**ENTRIES SUPPLIED:**
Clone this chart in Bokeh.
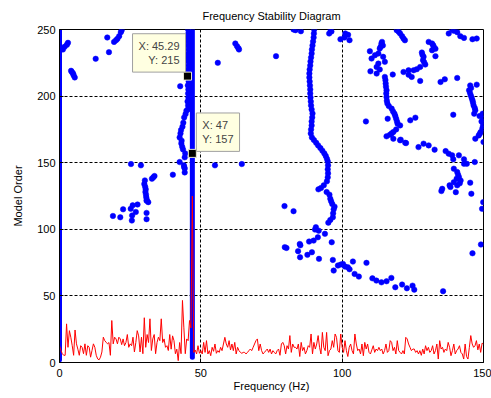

==

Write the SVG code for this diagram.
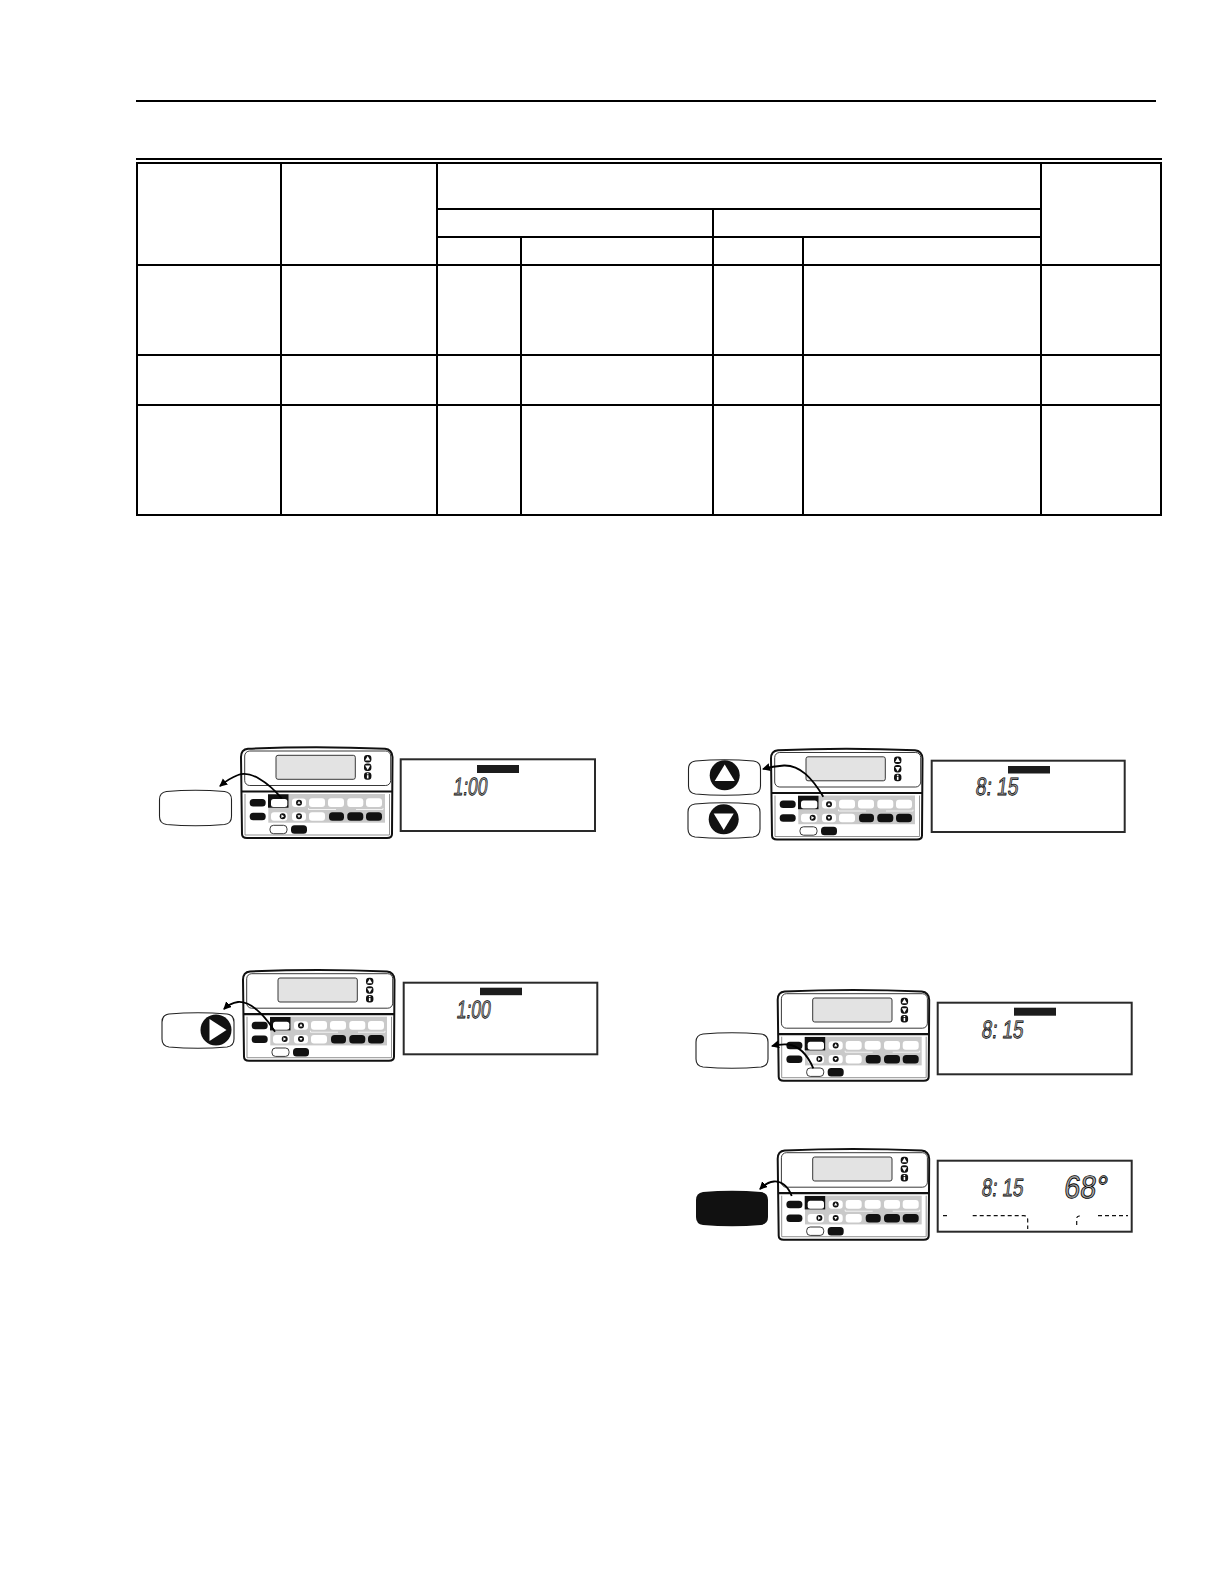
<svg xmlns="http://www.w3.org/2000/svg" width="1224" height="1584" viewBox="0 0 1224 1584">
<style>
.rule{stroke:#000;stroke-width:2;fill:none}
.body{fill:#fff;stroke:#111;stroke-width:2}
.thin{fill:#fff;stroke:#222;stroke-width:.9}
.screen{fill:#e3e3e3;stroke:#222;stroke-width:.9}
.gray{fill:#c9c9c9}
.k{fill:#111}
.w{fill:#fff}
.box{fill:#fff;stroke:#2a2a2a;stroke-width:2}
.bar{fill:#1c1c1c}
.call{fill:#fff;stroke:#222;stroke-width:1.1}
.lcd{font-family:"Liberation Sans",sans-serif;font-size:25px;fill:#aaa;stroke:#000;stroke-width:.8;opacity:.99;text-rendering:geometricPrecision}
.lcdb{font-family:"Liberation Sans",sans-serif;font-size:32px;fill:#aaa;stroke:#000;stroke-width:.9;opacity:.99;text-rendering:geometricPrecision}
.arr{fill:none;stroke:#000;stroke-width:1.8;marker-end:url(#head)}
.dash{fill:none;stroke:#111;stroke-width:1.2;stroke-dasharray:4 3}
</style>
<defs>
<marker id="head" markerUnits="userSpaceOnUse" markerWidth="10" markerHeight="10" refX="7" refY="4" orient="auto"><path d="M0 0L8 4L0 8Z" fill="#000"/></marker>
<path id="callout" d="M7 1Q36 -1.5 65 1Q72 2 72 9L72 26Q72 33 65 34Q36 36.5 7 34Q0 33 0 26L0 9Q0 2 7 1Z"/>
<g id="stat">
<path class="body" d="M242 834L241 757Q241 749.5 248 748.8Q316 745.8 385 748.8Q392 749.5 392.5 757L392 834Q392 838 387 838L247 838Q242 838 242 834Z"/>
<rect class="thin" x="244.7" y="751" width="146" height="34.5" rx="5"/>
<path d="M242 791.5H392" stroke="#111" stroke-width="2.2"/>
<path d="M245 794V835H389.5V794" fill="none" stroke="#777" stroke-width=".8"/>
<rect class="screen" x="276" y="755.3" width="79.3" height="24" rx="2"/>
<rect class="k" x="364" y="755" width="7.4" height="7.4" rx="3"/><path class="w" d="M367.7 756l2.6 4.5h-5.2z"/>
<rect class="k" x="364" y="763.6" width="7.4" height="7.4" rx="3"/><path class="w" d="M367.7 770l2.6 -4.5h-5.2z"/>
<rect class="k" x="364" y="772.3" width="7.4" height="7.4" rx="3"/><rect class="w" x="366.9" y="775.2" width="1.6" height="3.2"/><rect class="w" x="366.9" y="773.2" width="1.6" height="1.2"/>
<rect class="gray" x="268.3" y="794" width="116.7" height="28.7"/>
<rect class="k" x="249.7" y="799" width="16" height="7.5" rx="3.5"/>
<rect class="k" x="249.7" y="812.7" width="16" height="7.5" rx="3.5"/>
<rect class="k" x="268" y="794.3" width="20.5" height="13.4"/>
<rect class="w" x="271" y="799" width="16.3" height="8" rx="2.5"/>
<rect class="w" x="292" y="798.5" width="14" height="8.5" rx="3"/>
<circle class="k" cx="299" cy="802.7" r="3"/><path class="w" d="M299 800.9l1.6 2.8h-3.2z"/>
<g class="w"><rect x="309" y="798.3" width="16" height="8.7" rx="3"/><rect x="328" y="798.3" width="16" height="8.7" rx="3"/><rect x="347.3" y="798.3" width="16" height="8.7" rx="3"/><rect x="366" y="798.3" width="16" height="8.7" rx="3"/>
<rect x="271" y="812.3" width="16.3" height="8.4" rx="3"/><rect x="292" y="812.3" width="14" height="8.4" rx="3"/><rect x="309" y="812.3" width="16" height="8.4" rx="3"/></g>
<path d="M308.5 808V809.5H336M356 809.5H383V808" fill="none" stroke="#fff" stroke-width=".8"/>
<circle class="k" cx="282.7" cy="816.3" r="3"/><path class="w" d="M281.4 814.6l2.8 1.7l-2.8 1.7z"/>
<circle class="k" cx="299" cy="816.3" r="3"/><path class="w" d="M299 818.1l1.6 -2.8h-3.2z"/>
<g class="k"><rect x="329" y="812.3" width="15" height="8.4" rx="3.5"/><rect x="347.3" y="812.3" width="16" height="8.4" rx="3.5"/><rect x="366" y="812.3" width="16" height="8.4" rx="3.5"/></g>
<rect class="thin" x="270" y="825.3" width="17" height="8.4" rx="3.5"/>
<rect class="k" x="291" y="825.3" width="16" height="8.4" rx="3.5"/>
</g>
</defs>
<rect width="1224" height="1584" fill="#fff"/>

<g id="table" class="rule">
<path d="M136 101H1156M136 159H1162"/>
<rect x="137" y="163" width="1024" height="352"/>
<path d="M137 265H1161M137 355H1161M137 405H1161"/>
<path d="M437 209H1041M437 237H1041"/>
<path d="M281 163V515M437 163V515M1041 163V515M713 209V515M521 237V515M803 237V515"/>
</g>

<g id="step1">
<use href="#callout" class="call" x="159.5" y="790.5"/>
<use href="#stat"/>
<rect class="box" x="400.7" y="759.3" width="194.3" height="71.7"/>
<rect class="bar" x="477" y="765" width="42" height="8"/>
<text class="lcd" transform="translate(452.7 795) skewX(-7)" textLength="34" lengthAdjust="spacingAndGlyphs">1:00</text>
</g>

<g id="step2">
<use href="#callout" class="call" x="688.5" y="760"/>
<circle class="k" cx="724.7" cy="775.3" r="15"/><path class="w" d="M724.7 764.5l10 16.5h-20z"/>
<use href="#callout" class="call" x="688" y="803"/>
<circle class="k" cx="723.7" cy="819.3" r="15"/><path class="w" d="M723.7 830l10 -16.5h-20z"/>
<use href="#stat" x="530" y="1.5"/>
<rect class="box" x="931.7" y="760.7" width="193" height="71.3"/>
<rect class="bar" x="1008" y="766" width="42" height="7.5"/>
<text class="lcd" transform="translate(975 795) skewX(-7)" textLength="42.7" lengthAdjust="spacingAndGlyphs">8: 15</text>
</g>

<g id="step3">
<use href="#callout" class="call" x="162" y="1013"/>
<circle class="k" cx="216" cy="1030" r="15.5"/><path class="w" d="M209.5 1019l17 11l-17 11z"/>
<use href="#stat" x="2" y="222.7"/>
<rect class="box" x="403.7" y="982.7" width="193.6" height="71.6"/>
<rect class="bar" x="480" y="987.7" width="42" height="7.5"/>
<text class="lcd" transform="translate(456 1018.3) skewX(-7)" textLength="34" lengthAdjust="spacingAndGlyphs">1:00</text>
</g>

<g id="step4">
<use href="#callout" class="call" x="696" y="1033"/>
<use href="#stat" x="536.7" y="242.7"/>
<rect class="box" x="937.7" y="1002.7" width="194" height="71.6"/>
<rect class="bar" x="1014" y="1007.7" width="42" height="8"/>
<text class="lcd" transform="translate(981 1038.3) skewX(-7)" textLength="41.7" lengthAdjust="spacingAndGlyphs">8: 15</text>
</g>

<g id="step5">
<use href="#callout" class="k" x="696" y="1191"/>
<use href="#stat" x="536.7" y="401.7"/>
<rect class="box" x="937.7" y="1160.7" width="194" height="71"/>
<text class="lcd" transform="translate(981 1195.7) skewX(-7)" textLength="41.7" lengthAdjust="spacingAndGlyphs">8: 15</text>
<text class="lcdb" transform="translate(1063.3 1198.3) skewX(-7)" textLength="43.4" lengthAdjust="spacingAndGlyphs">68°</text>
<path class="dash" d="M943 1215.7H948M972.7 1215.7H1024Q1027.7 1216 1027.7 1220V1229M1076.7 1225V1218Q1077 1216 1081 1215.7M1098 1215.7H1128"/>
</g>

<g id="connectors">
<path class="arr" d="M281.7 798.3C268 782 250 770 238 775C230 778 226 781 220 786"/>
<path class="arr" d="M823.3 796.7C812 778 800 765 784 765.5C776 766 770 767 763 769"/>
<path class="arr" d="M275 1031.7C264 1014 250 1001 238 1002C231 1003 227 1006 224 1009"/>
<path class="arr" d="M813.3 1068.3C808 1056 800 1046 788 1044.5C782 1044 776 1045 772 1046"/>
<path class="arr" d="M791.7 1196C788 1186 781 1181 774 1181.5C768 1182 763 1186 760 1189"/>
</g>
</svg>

**STATED GOAL:**
Isolate the lines above that contain the word "this" and copy them.

**FULL OUTPUT:**
Clone this chart in Bokeh.
Write the SVG code for this diagram.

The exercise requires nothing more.